Through an interplay of cornices mirroring those of neighbouring dwellings, the street’s once chaotic impression has now been harmonized and upgraded. The gap created in the row of housing that allows access to the convent garden lightens up and creates a sense of space in this formerly dark narrow street. The transformation of the chapel into a multipurpose hall helps maintain the site’s public character. The office and living spaces give the protected dwelling a new lease of life.
The newly freed up left elevation with its new brickwork and window apertures brings light to both the offices and the apartments. The existing character of the site was kept in mind when transforming the convent complex into a housing project. Our preference was for a facade with austere vertical openings, its distinctive brickwork facing set off by its concrete plinth. The receding window apertures overshadow the window surfaces and give the facades a certain understated look. Before the new buildings were erected in the convent garden, we first went in search of a logical and integrated concept. The new buildings were built parallel to the garden walls. In this way, we could explore the limits of the site.
This also allowed for dialogue between the existing convent space and the new buildings without losing touch with the old surrounding walls. This also created interesting new openings and perspectives. The garden wall remains visible from everywhere on the site, which maintains its original character while grafting the new buildings strongly onto the existing location. Sloping roofs were opted for to remain in character with the original picture of the area; as a result the upstairs apartments have exceptional living spaces.

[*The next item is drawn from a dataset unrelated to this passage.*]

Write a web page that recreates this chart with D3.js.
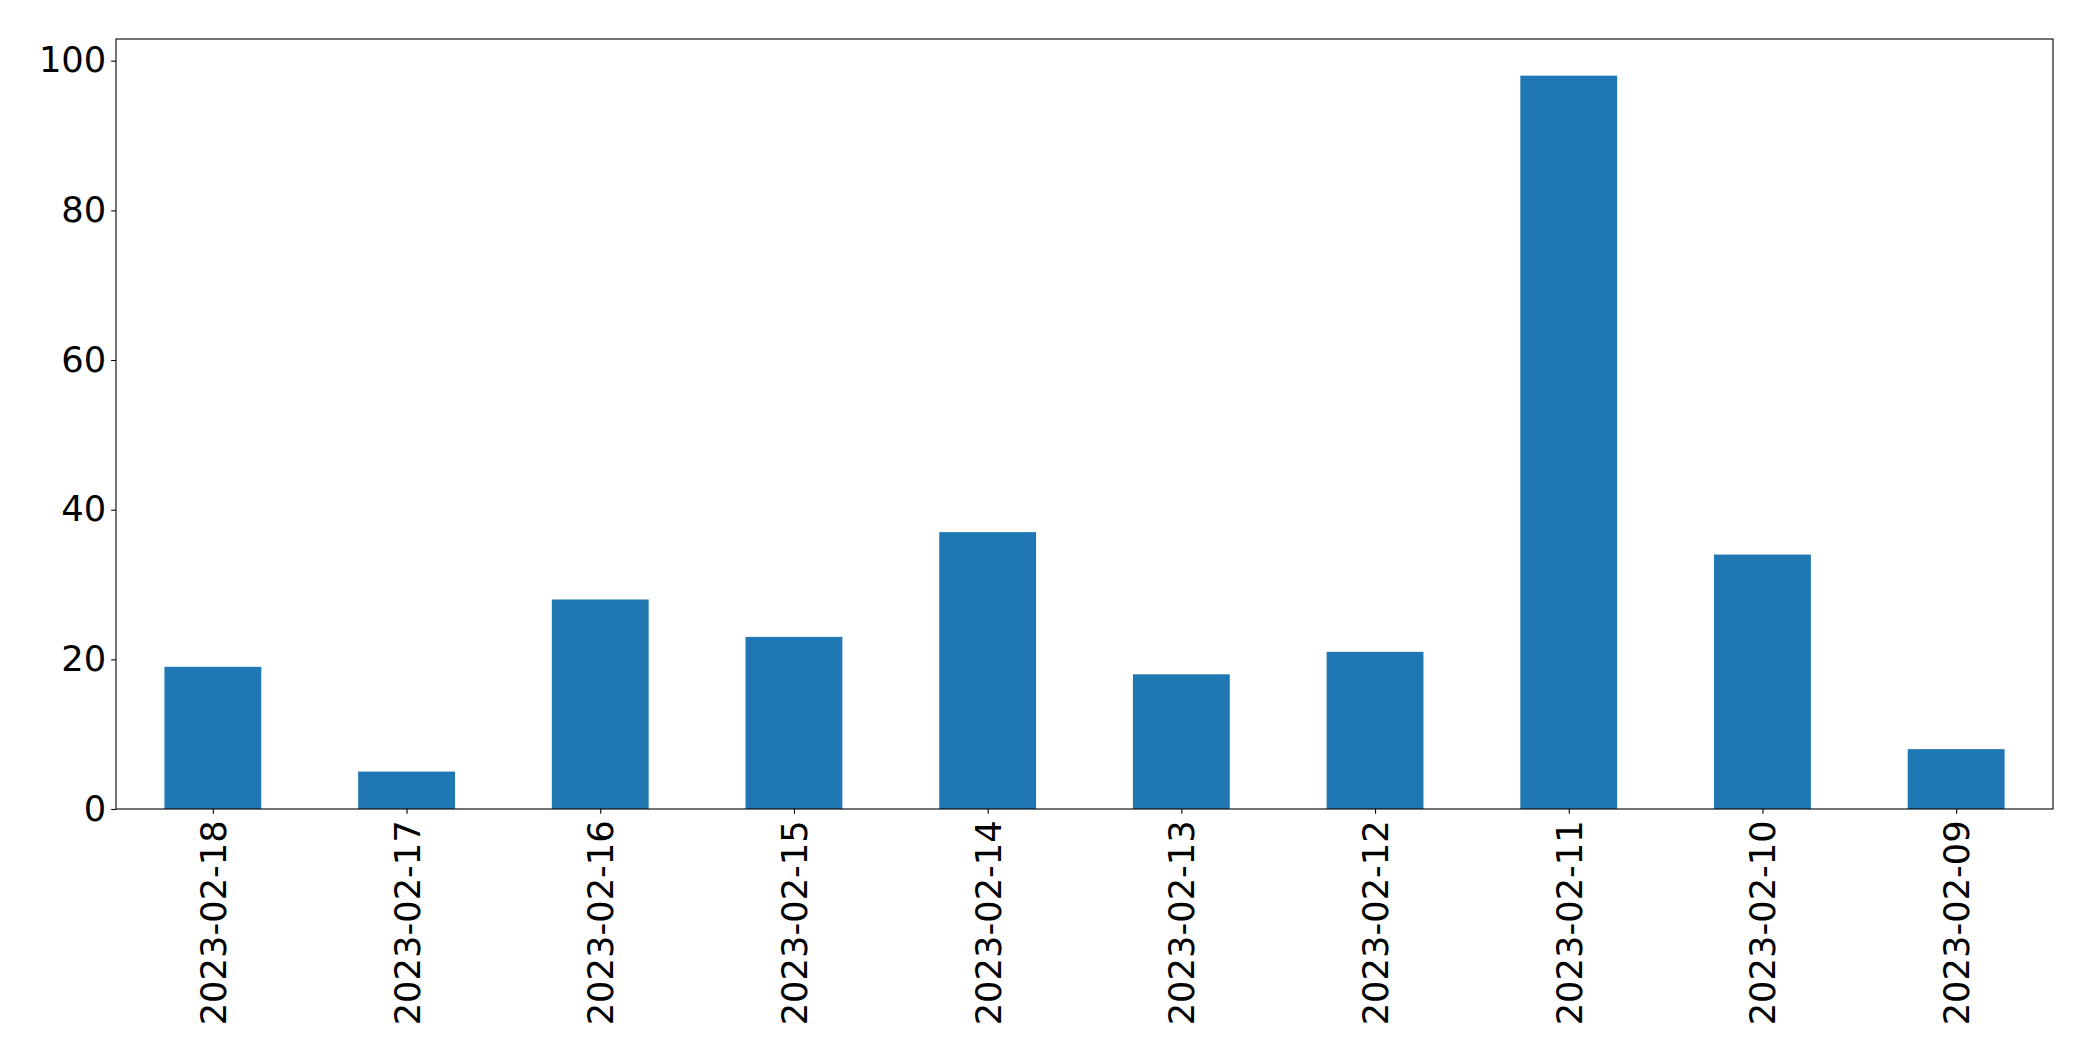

The underground car park is directly accessible via a slope in Louis D’haeseleerstraat. This keeps cars off the site and makes space available for pedestrians and cyclists. The traffic-free park with its communal facilities, including a playground, orchard, flower garden and bicycle sheds, all bring with them a quality of living that is unique for this city-centre location. These communal facilities create a sense of dynamism within the gardens.